Early in the film, a cryptic distress call from some fellow Russkies sends the soldiers in the direction of an abandoned mining town. Only, instead of POWs, they find a veritable rabbit warren of strange, man-made creatures who seem to have but one directive: Kill! This kicks off what can best be described as an hourlong monster mash that eventually leads to the lair of Viktor (with a “k”) Frankenstein himself, played by Czech thesp Karel Roden with enough lip-smacking nefariousness to make Josef Mengele look like Hippocrates. Along the way, various soldiers become the not-so-good doctor’s latest guinea pigs.

The creatures — or “zombots,” as they are referred to in the pic’s press notes — are easily the stars of the show, and Raaphorst even brings them on as if they were the members of a demented vaudeville review. Presenting … the man with lobster-claw hands, and now, the man with the spinning-drill-bit proboscis. One Frankenstein spawn even has a literal steel trap where his head ought to be. (The creatures, who sport nicknames like Mosquito, Propellerhead and Overlocker in the press notes, remain anonymous in the pic itself.) The junkyard-chic designs owe something to the Steampunk machine men of Shinya Tsukamoto’s “Tetsuo” series, as well as “The Terminator” and the early films of Peter Jackson (thanked, along with James Cameron, in the end credits). Eschewing CGI in favor of doing things the old-fashioned way, most of the effects work was achieved using dance and mime work, plus touches of fast-motion photography.

Pic’s monotone edges towards monotony by the end of the third act, but as no-budget calling-card features go, “Frankenstein’s Army” remains a grisly cut above.

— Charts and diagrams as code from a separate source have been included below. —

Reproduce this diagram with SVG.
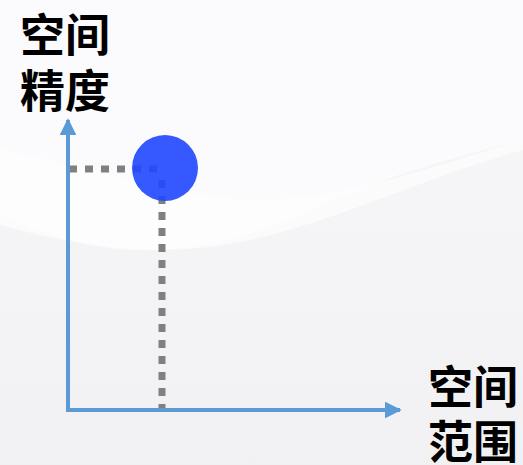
<svg xmlns="http://www.w3.org/2000/svg" width="523" height="465" viewBox="0 0 523 465">
<style>
.lbl{font-family:"Noto Sans CJK SC","Noto Sans",sans-serif;font-weight:bold;font-size:45px;fill:#000}
.axis{stroke:#5b9bd5;stroke-width:4;fill:none}
.dot{stroke:#808080;stroke-width:7;stroke-dasharray:8 8;fill:none}
</style>
<defs>
<marker id="arr" viewBox="0 0 10 10" refX="9" refY="5" markerWidth="4.2" markerHeight="4.2" orient="auto" markerUnits="strokeWidth">
<path d="M0,0 L10,5 L0,10 Z" fill="#5b9bd5"/>
</marker>
<linearGradient id="bg" x1="0" y1="0" x2="0" y2="1">
<stop offset="0" stop-color="#f8f8fa"/>
<stop offset="1" stop-color="#f1f1f3"/>
</linearGradient>
</defs>
<rect width="523" height="465" fill="url(#bg)"/>
<path d="M0,0 H523 V140 C440,160 360,185 300,215 C230,245 150,262 70,240 C40,232 15,222 0,215 Z" fill="#fbfbfd"/>
<path d="M0,150 C80,165 160,190 240,200 C330,205 420,170 523,140 L523,150 C430,175 340,220 250,240 C170,258 90,250 0,225 Z" fill="#ffffff" opacity="0.6"/>
<g id="connectors">
<path class="dot" d="M69,169 H165"/>
<path class="dot" d="M162,180 V412"/>
<path class="axis" d="M68,410 V120" marker-end="url(#arr)"/>
<path class="axis" d="M66,410 H400" marker-end="url(#arr)"/>
</g>
<g id="point">
<circle cx="165" cy="168" r="33" fill="#1f47ff" opacity="0.9"/>
</g>
<g id="y-label">
<text class="lbl" x="20" y="52">空间</text>
<text class="lbl" x="20" y="108">精度</text>
</g>
<g id="x-label">
<text class="lbl" x="428" y="404">空间</text>
<text class="lbl" x="428" y="459">范围</text>
</g>
</svg>
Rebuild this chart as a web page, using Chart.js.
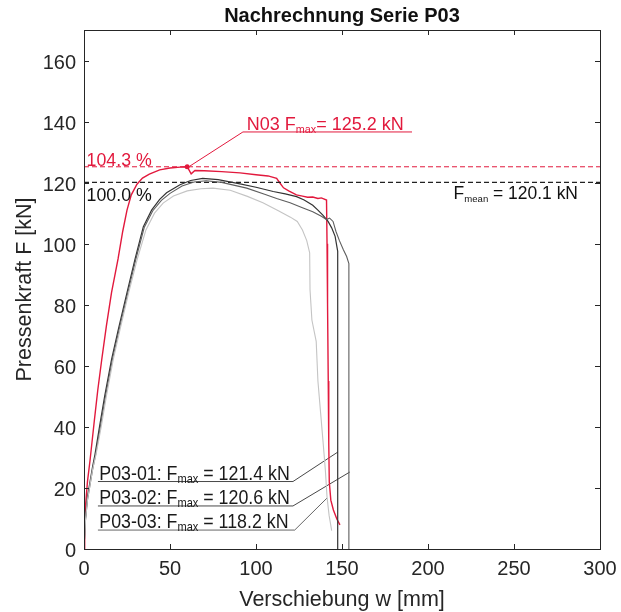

Film Review: 'Frankenstein's Army'

Reviewed at Magno screening room, New York, July 9, 2013. (In Rotterdam, Tribeca film festivals.) Running time: 84 MIN.

Production

(Netherlands-U.S.-Czech Republic) An MPI Media Group (in U.S.) release presented with Dark Sky Films, XYZ Films and Pelicola Films. Produced by Nick Jongerius, Daniel Koefoed, Todd Brown, Greg Newman. Executive producers, Malik B. Ali, Badie Ali, Hamza Ali, Nate Bolotin, Nick Spicer, Aram Tertzakian

Crew

Directed by Richard Raaphorst. Screenplay, Chris Mitchell, Miguel Tejada-Flores; story, Raaphorst, Tejada-Flores. Camera (color), Bart Beekman; editors, Jasper Verhorevoort, Aaron Crozier; music, Reyn Ouwehand; production designer, Jindrich Koci; art director, Milena Koubkova; set decorator, Jiri Trier; costume designer, Hana Rambova; sound (Dolby Digital), Tomas Belohradsky; sound designer, Lex Ortega; creatures and special makeup effects, Unreal; special effects supervisor, Rogier Samuels; assistant director, Miroslav Lux; stunt coordinators, Ladislav Lahoda, Martin Hub; second unit camera, Olaf Schuur; casting, Jane Frisby (U.K.), Moeder Anne Casting (Netherlands), Casting studio Cine-Jessy (Czech Republic).

With

Karel Roden, Joshua Sasse, Robert Gwilym, Alexander Mercury, Luke Newberry, Hon Ping Tang, Andrei Zayats. (English dialogue)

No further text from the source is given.